Among my gifts (which, ok, I selected myself – but Anja at least wrapped!):

  • Hammann's biography of Rudolf Bultmann (Yeeeesssssssss!). Anja and I picked my copy up direct from Mohr in Tübingen while visiting her family for Christmas J. For a hardback Mohr Siebeck book, €49 is a good price.
  • Charles Freeman's A New History of Early Christianity (a deeper skim of which has actually not yet inspired me: too much loose reasoning. But we shall see.)
  • Hans Küng, Disputed Truth. Memoirs II. This one looks even more entertaining than his first volume. He is a genuinely warm person, he encourages fresh research and when he puts 'pen to paper' I always sit up and listen. He is a rare genius and thus always worth engaging with (yes, even by those who would ultimately reject aspects of his 'correlationist' programme)

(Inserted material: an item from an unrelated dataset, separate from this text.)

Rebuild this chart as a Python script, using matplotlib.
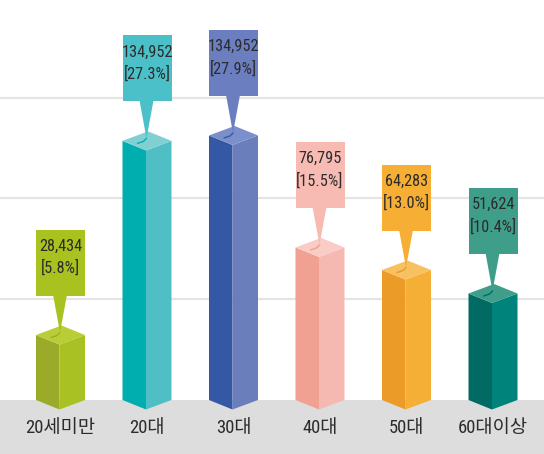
import matplotlib
matplotlib.use("Agg")
import matplotlib.pyplot as plt
from matplotlib import font_manager as fm
from matplotlib.patches import Polygon, Rectangle

# ---------------- data ----------------
categories = ['20세미만', '20대', '30대', '40대', '50대', '60대이상']
counts = [28434, 134952, 134952, 76795, 64283, 51624]
shares = [5.8, 27.3, 27.9, 15.5, 13.0, 10.4]

# ---------------- style ----------------
left_cols = ['#9aab2a', '#00aeb0', '#3558a5', '#f0a191', '#eb9b27', '#006a63']
right_cols = ['#a9c122', '#4fbfc5', '#6a7ebc', '#f6b9b1', '#f5ae36', '#00837a']
top_cols = ['#b9ce36', '#80d0d3', '#7b8fcc', '#f9ccc5', '#f7c060', '#3f9e8a']
box_cols = ['#aac21f', '#4cc0c8', '#6b7fc0', '#f7bbb3', '#f6ae35', '#3f9e89']
text_col = '#2b2b2b'

W, H, DPI = 544, 454, 100
fig = plt.figure(figsize=(W / DPI, H / DPI), dpi=DPI)
ax = fig.add_axes([0, 0, 1, 1])
ax.set_axis_off()

# scale: pixels per unit
PXX = 86.5          # px per category step
PXY = 9.03          # px per percent point
X0 = 60.5           # px of first category centre
Y0 = 387.4          # px (from top) of value 0
ax.set_xlim(-X0 / PXX, (W - X0) / PXX)
ax.set_ylim(-(H - Y0) / PXY, Y0 / PXY)
px = 1.0 / PXX
py = 1.0 / PXY

FLOOR = -12.6 * py       # top of grey floor band

# pick a narrow font if available
names = {f.name for f in fm.fontManager.ttflist}
narrow = None
for cand in ['Roboto Condensed', 'Liberation Sans Narrow', 'Open Sans Condensed',
             'Noto Sans Condensed', 'DejaVu Sans Condensed']:
    if cand in names:
        narrow = cand
        break
stretch = 'normal'
if narrow is None:
    for f in fm.fontManager.ttflist:
        if f.name == 'DejaVu Sans' and f.stretch in ('condensed', 'semi-condensed') and f.style == 'normal':
            narrow = 'DejaVu Sans'
            stretch = 'condensed'
            break
if narrow is None:
    narrow = 'DejaVu Sans'
num_family = [narrow, 'DejaVu Sans']
cat_family = [narrow, 'Noto Sans CJK KR', 'DejaVu Sans']

# grey floor and gridlines
ax.axhspan(ax.get_ylim()[0], FLOOR, color='#dddddd', zorder=0, lw=0)
for g in [(Y0 - 299) * py, (Y0 - 198) * py, (Y0 - 97.5) * py]:
    ax.axhline(g, color='#e4e4e4', lw=1.6, zorder=0.5)

half = 24.5 * px
d = 9.5 * py
num_texts = []
cat_texts = []
for i, (cat, c, s) in enumerate(zip(categories, counts, shares)):
    left, right = i - half, i + half
    front = i - 1.0 * px
    back = left + right - front
    v = s
    # left face
    ax.add_patch(Polygon([(left, FLOOR), (left, v), (front, v - d), (front, FLOOR - d)],
                         closed=True, fc=left_cols[i], ec='none', zorder=2))
    # right face
    ax.add_patch(Polygon([(front, FLOOR - d), (front, v - d), (right, v), (right, FLOOR)],
                         closed=True, fc=right_cols[i], ec='none', zorder=2))
    # top face
    ax.add_patch(Polygon([(left, v), (back, v + d), (right, v), (front, v - d)],
                         closed=True, fc=top_cols[i], ec='none', zorder=2))
    # label box
    b0 = v + d + 30 * py
    b1 = b0 + 66 * py
    ax.add_patch(Rectangle((left, b0), right - left, b1 - b0, fc=box_cols[i], ec='none', zorder=3))
    tip_x, tip_y = front + 0.5 * px, v + d - 7 * py
    ax.add_patch(Polygon([(i - 7.5 * px, b0 + 1 * py), (i + 6.5 * px, b0 + 1 * py), (tip_x, tip_y)],
                         closed=True, fc=box_cols[i], ec='none', zorder=3))
    # small crack on top face
    ax.plot([tip_x, tip_x - 3 * px, tip_x - 9 * px], [tip_y, tip_y - 3 * py, tip_y - 5 * py],
            color=left_cols[i], lw=1.0, zorder=3, solid_capstyle='round')
    t1 = ax.text(i, b1 - 16.5 * py, f'{c:,}', ha='center', va='center', color=text_col,
                 family=num_family, fontstretch=stretch, fontsize=12, zorder=4)
    t2 = ax.text(i, b1 - 38.5 * py, f'[{s:.1f}%]', ha='center', va='center', color=text_col,
                 family=num_family, fontstretch=stretch, fontsize=12, zorder=4)
    num_texts += [t1, t2]
    ct = ax.text(i, (Y0 - 428.5) * py, cat, ha='center', va='center', color=text_col,
                 family=cat_family, fontstretch=stretch, fontsize=12, zorder=4)
    cat_texts.append(ct)

# fit font sizes to target widths
fig.canvas.draw()
r = fig.canvas.get_renderer()
wnum = num_texts[2].get_window_extent(r).width        # "134,952"
fs_num = min(15.0, 12 * 51.0 / wnum)
for t in num_texts:
    t.set_fontsize(fs_num)
wcat = cat_texts[0].get_window_extent(r).width        # "20세미만"
fs_cat = min(14.0, 12 * 70.0 / wcat)
for t in cat_texts:
    t.set_fontsize(fs_cat)

fig.savefig('out.png', dpi=DPI, facecolor='white')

  • A little book, a conversation with Eberhard Jüngel: Die Leidenschaft, Gott zu denken: Ein Gespräch über Denk- und Lebenserfahrungen. This was fun to read but at €14.80 for only 84 pages, this was too expensive. Couldn't help myself, though. In one memorable moment, he explained his difference to Pannenberg: 'what was of course in no way my thing - that was the apologetic basic position of Pannenberg. And that distinguishes me still from him' (54, my dodgy translation). It seems to me that an apologetic Grundhaltung remains particularly inappropriate for biblical scholars, and Tom Wright has rightly been critiqued (by e.g. Dale Allison and James Crossley) for his apologetically motivated remarks concerning Matthew 27:52-53 ('The tombs also were opened, and many bodies of the saints who had fallen asleep were raised. After his resurrection they came out of the tombs and entered the holy city and appeared to many'). Of course, it is quite silly to dismiss Wright's otherwise brilliant proposals on the basis of this example – something some are also prone to do!

Of course, I think it a real pity that my friend Jim West has decided to stop blogging. But I hope that he will return to it after a break.